AIM OF THE TASK: Print exactly the part opening with the line containing "Give me the" and closing with the line containing "XAxis, YAxis, LabelList", with both of those lines included.

INPUT ROWS:
+ + + +
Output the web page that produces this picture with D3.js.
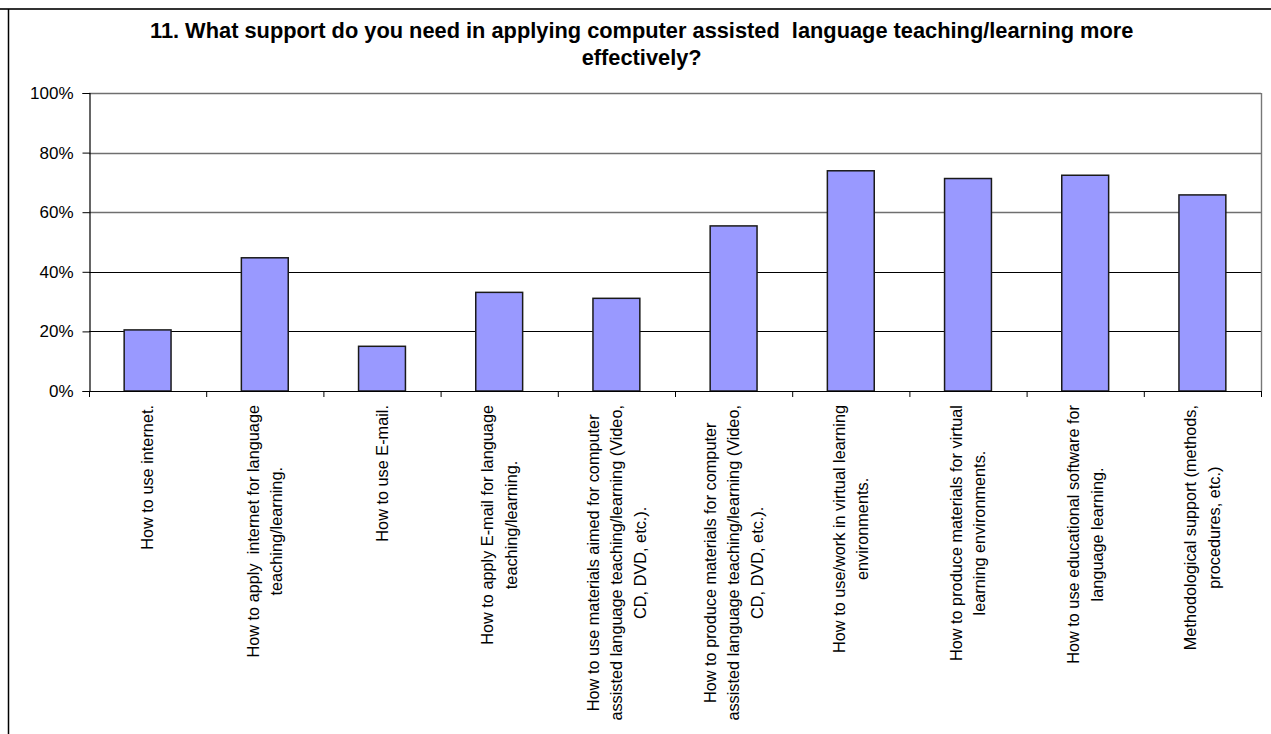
+ + + +
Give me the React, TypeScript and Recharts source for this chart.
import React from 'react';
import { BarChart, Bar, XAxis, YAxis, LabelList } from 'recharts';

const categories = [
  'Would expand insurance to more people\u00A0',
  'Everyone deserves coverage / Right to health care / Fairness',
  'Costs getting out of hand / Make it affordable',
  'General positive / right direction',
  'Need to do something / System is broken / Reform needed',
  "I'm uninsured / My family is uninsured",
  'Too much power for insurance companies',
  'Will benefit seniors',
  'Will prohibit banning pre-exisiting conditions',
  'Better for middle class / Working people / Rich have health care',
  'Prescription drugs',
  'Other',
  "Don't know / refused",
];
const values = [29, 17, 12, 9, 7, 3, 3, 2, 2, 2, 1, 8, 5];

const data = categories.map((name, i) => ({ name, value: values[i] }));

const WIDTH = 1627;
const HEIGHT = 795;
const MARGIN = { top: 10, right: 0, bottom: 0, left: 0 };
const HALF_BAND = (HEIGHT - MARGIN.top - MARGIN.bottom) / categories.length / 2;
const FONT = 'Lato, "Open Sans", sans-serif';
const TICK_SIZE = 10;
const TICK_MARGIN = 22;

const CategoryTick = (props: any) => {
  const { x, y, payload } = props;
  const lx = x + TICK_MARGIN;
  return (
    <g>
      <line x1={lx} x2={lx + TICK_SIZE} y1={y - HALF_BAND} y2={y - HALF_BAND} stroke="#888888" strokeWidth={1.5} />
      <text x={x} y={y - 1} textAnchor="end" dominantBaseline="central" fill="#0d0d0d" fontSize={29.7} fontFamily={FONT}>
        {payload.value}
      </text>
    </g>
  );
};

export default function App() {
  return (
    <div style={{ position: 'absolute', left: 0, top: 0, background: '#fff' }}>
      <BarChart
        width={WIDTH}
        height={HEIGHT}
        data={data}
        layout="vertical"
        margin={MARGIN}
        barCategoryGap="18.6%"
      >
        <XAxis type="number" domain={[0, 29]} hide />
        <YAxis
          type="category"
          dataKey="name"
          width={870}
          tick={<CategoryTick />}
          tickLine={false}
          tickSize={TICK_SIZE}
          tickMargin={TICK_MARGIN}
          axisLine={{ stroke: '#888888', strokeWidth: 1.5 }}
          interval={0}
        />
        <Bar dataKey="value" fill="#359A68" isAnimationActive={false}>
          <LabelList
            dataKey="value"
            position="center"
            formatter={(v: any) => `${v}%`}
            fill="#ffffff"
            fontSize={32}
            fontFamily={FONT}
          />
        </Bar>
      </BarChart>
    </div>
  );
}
+ + + +
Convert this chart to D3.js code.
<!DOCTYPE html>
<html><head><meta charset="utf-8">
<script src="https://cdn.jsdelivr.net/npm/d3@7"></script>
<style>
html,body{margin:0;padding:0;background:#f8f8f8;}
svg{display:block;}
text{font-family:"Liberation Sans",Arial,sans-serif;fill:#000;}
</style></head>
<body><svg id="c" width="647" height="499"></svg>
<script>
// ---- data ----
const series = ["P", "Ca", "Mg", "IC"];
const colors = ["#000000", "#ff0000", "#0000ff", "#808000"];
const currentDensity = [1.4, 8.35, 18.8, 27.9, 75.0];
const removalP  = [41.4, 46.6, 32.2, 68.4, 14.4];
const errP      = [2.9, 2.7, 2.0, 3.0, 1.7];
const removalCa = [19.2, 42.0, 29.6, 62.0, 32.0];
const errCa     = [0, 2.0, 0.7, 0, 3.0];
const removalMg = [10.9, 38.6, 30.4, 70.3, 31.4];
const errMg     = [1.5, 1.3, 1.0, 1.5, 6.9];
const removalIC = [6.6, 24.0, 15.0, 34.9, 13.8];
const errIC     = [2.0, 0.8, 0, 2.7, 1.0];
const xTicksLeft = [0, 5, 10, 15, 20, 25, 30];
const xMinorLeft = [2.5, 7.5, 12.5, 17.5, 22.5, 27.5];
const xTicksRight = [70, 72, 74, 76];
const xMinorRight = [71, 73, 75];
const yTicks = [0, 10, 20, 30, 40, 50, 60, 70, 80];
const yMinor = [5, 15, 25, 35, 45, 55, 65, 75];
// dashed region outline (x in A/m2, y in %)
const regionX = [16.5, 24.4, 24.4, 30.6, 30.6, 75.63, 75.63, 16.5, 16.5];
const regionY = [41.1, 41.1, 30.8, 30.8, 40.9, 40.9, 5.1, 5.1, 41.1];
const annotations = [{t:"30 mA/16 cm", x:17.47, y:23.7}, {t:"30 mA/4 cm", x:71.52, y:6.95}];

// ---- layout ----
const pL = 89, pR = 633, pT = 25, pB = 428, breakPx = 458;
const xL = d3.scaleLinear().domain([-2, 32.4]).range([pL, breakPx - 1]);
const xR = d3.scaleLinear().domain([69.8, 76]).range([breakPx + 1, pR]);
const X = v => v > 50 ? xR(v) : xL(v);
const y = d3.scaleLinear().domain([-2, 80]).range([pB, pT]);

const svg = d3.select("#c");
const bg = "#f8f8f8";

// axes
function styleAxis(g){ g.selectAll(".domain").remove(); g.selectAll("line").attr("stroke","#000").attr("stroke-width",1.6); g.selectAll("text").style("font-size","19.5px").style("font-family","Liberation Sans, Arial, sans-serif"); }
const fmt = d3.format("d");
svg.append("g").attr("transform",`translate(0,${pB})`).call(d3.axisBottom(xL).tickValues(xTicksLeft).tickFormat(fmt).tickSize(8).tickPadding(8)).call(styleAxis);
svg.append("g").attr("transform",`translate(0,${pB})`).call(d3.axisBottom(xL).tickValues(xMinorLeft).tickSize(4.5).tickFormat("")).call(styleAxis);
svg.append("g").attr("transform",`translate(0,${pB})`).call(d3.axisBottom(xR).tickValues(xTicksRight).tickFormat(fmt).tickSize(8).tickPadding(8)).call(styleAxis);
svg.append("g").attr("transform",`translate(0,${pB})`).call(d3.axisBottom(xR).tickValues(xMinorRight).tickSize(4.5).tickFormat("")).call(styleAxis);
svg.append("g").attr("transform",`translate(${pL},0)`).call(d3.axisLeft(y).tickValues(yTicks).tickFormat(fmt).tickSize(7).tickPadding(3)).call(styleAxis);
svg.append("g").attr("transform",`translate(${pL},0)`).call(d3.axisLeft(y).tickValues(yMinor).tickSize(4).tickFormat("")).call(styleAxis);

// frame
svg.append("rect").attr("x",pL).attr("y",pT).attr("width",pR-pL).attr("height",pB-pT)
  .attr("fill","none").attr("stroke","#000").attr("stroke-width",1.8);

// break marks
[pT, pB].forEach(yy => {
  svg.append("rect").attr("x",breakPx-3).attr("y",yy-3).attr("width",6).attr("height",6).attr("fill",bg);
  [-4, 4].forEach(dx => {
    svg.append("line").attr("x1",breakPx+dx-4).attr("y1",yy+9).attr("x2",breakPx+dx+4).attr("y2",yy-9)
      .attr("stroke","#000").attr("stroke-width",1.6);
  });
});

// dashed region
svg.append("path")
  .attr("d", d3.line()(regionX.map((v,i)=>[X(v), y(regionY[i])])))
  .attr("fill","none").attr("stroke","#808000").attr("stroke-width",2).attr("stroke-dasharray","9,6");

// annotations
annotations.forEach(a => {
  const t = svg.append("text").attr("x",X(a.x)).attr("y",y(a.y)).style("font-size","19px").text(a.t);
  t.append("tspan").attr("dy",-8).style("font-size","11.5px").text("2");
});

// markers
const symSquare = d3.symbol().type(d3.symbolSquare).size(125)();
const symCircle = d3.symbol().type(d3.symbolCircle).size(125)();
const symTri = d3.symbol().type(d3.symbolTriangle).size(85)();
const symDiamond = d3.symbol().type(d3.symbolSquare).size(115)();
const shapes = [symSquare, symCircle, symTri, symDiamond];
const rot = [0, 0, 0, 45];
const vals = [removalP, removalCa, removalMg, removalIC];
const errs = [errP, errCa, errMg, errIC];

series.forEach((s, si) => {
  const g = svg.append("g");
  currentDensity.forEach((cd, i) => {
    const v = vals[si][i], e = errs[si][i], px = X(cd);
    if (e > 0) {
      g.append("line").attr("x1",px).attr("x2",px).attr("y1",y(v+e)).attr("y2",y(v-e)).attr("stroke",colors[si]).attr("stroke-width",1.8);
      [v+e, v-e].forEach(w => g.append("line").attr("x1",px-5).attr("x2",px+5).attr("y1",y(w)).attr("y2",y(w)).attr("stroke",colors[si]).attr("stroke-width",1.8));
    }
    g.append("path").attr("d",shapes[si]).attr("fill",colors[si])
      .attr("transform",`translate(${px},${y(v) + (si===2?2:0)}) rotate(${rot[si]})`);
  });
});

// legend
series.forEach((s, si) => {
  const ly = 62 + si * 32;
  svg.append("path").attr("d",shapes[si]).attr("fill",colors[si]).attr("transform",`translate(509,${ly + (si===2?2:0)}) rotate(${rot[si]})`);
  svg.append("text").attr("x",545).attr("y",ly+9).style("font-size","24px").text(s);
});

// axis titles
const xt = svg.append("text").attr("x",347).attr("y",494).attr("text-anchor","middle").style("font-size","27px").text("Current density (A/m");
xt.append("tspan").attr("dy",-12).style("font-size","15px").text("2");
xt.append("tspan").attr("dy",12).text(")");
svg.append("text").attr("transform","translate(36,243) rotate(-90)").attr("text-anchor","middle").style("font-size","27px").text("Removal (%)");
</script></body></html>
+ + + +
SOLUTION FOR THIS TASK:
Give me the React, TypeScript and Recharts source for this chart.
import React from 'react';
import { BarChart, Bar, XAxis, YAxis, LabelList } from 'recharts';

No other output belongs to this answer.